(Records)
* begin *
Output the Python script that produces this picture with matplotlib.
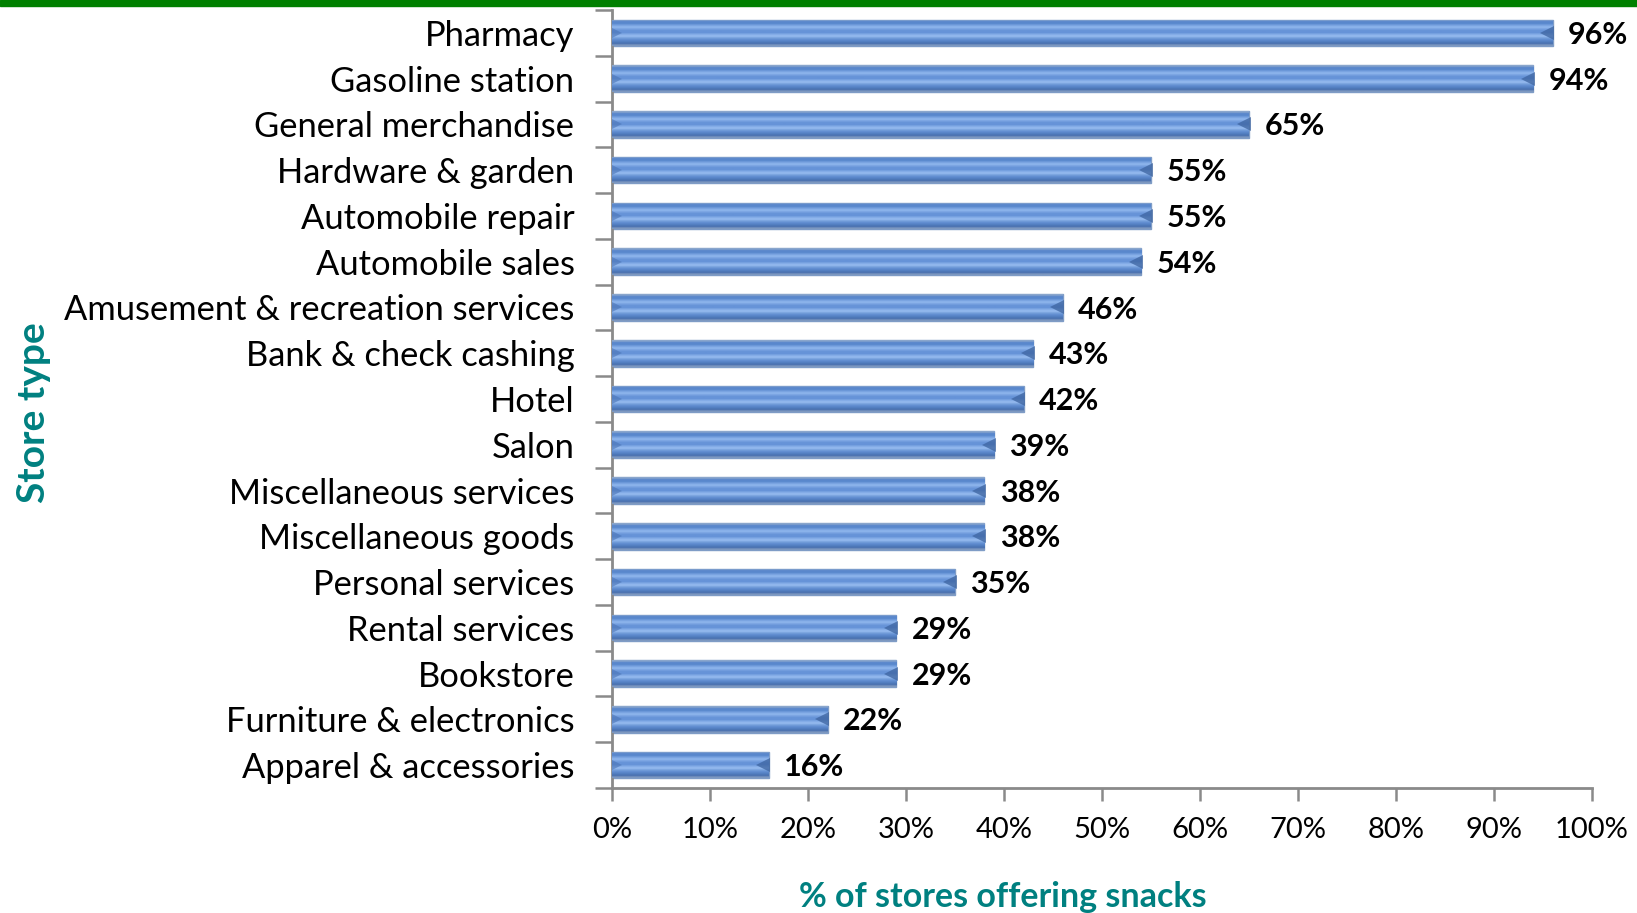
import numpy as np
import matplotlib.pyplot as plt
from matplotlib.colors import to_rgb

store_types = [
    "Pharmacy", "Gasoline station", "General merchandise", "Hardware & garden",
    "Automobile repair", "Automobile sales", "Amusement & recreation services",
    "Bank & check cashing", "Hotel", "Salon", "Miscellaneous services",
    "Miscellaneous goods", "Personal services", "Rental services", "Bookstore",
    "Furniture & electronics", "Apparel & accessories",
]
pct_offering = [96, 94, 65, 55, 55, 54, 46, 43, 42, 39, 38, 38, 35, 29, 29, 22, 16]
x_ticks = [0, 10, 20, 30, 40, 50, 60, 70, 80, 90, 100]

teal = "#008080"
axis_gray = "#8a8a8a"

plt.rcParams["font.family"] = ["Lato", "DejaVu Sans"]

fig = plt.figure(figsize=(16.37, 9.13), dpi=100)
ax = fig.add_axes([612 / 1637, 1 - 788 / 913, 980 / 1637, 778 / 913])

# green rule along the top edge
fig.patches.append(plt.Rectangle((0, 1 - 6 / 913), 1, 6 / 913, transform=fig.transFigure,
                                 color="#008000", zorder=10))

ypos = np.arange(len(store_types))
bar_h = 0.58

# vertical shading inside each bar (top -> bottom)
stops = ["#8aa6cc", "#5886cc", "#5b8ace", "#78a2e0", "#90b7ee", "#78a2e0", "#6693d8",
         "#6693d8", "#82abe6", "#97bcf0", "#76a0dc", "#608cd0", "#5480c2", "#4870b0", "#7d98c0"]
shade = np.array([to_rgb(c) for c in stops])[:, None, :]

bars = ax.barh(ypos, pct_offering, height=bar_h, color="#6a96d8",
               edgecolor="#7f9cc6", linewidth=1.0, zorder=2)
for bar, v, y in zip(bars, pct_offering, ypos):
    im = ax.imshow(shade, extent=(0, v, y + bar_h / 2, y - bar_h / 2),
                   aspect="auto", interpolation="bilinear", zorder=3)
    im.set_clip_path(bar)
    # bevelled ends
    ax.plot(v - 0.55, y, marker="<", markersize=10, color="#3d64a0", alpha=0.75,
            markeredgewidth=0, zorder=4)
    ax.plot(0.45, y, marker=">", markersize=9, color="#4b74b5", alpha=0.6,
            markeredgewidth=0, zorder=4)
    ax.annotate(f"{v}%", (v, y), xytext=(11, -1.5), textcoords="offset points",
                ha="left", va="center", fontsize=22, fontweight="bold", color="black")

ax.set_xlim(0, 100)
ax.set_ylim(len(store_types) - 0.5, -0.5)
ax.set_xticks(x_ticks)
ax.set_xticklabels([f"{t}%" for t in x_ticks], fontsize=21)
ax.set_yticks(ypos)
ax.set_yticklabels(store_types, fontsize=24.8)
ax.set_yticks(np.arange(len(store_types) + 1) - 0.5, minor=True)

ax.tick_params(axis="y", which="major", length=0, pad=27)
ax.tick_params(axis="y", which="minor", length=12, width=1.8, color=axis_gray, direction="out")
ax.tick_params(axis="x", length=9, width=1.8, color=axis_gray, direction="out", pad=12)

for side in ("top", "right"):
    ax.spines[side].set_visible(False)
for side in ("left", "bottom"):
    ax.spines[side].set_color(axis_gray)
    ax.spines[side].set_linewidth(2)

fig.text(1003 / 1637, 1 - 897 / 913, "% of stores offering snacks", ha="center", va="center",
         fontsize=24.5, fontweight="bold", color=teal)
fig.text(34 / 1637, 1 - 413 / 913, "Store type", ha="center", va="center", rotation=90,
         fontsize=28, fontweight="bold", color=teal)

fig.savefig("out.png", dpi=100, facecolor="white")
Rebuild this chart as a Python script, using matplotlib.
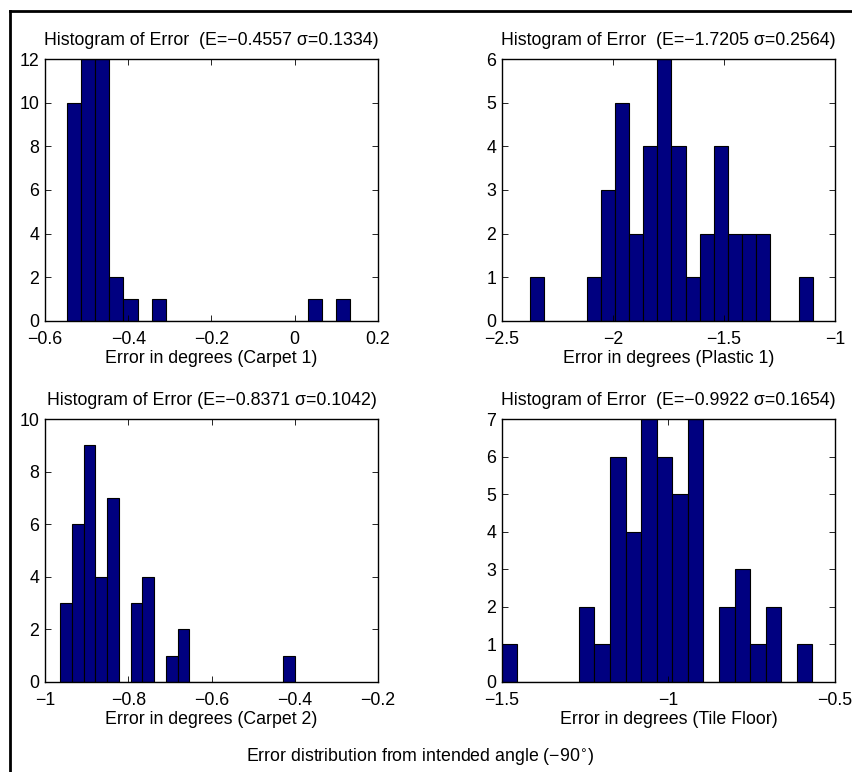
* end *
◆ **Prompt**
Restate the whole of the material word for word without the pictures.

◆ **Output of the exercise**
Output the Python script that produces this picture with matplotlib.
import numpy as np
import matplotlib.pyplot as plt
from matplotlib.colors import to_rgb

store_types = [
    "Pharmacy", "Gasoline station", "General merchandise", "Hardware & garden",
    "Automobile repair", "Automobile sales", "Amusement & recreation services",
    "Bank & check cashing", "Hotel", "Salon", "Miscellaneous services",
    "Miscellaneous goods", "Personal services", "Rental services", "Bookstore",
    "Furniture & electronics", "Apparel & accessories",
]
pct_offering = [96, 94, 65, 55, 55, 54, 46, 43, 42, 39, 38, 38, 35, 29, 29, 22, 16]
x_ticks = [0, 10, 20, 30, 40, 50, 60, 70, 80, 90, 100]

teal = "#008080"
axis_gray = "#8a8a8a"

plt.rcParams["font.family"] = ["Lato", "DejaVu Sans"]

fig = plt.figure(figsize=(16.37, 9.13), dpi=100)
ax = fig.add_axes([612 / 1637, 1 - 788 / 913, 980 / 1637, 778 / 913])

# green rule along the top edge
fig.patches.append(plt.Rectangle((0, 1 - 6 / 913), 1, 6 / 913, transform=fig.transFigure,
                                 color="#008000", zorder=10))

ypos = np.arange(len(store_types))
bar_h = 0.58

# vertical shading inside each bar (top -> bottom)
stops = ["#8aa6cc", "#5886cc", "#5b8ace", "#78a2e0", "#90b7ee", "#78a2e0", "#6693d8",
         "#6693d8", "#82abe6", "#97bcf0", "#76a0dc", "#608cd0", "#5480c2", "#4870b0", "#7d98c0"]
shade = np.array([to_rgb(c) for c in stops])[:, None, :]

bars = ax.barh(ypos, pct_offering, height=bar_h, color="#6a96d8",
               edgecolor="#7f9cc6", linewidth=1.0, zorder=2)
for bar, v, y in zip(bars, pct_offering, ypos):
    im = ax.imshow(shade, extent=(0, v, y + bar_h / 2, y - bar_h / 2),
                   aspect="auto", interpolation="bilinear", zorder=3)
    im.set_clip_path(bar)
    # bevelled ends
    ax.plot(v - 0.55, y, marker="<", markersize=10, color="#3d64a0", alpha=0.75,
            markeredgewidth=0, zorder=4)
    ax.plot(0.45, y, marker=">", markersize=9, color="#4b74b5", alpha=0.6,
            markeredgewidth=0, zorder=4)
    ax.annotate(f"{v}%", (v, y), xytext=(11, -1.5), textcoords="offset points",
                ha="left", va="center", fontsize=22, fontweight="bold", color="black")

ax.set_xlim(0, 100)
ax.set_ylim(len(store_types) - 0.5, -0.5)
ax.set_xticks(x_ticks)
ax.set_xticklabels([f"{t}%" for t in x_ticks], fontsize=21)
ax.set_yticks(ypos)
ax.set_yticklabels(store_types, fontsize=24.8)
ax.set_yticks(np.arange(len(store_types) + 1) - 0.5, minor=True)

ax.tick_params(axis="y", which="major", length=0, pad=27)
ax.tick_params(axis="y", which="minor", length=12, width=1.8, color=axis_gray, direction="out")
ax.tick_params(axis="x", length=9, width=1.8, color=axis_gray, direction="out", pad=12)

for side in ("top", "right"):
    ax.spines[side].set_visible(False)
for side in ("left", "bottom"):
    ax.spines[side].set_color(axis_gray)
    ax.spines[side].set_linewidth(2)

fig.text(1003 / 1637, 1 - 897 / 913, "% of stores offering snacks", ha="center", va="center",
         fontsize=24.5, fontweight="bold", color=teal)
fig.text(34 / 1637, 1 - 413 / 913, "Store type", ha="center", va="center", rotation=90,
         fontsize=28, fontweight="bold", color=teal)

fig.savefig("out.png", dpi=100, facecolor="white")
Rebuild this chart as a Python script, using matplotlib.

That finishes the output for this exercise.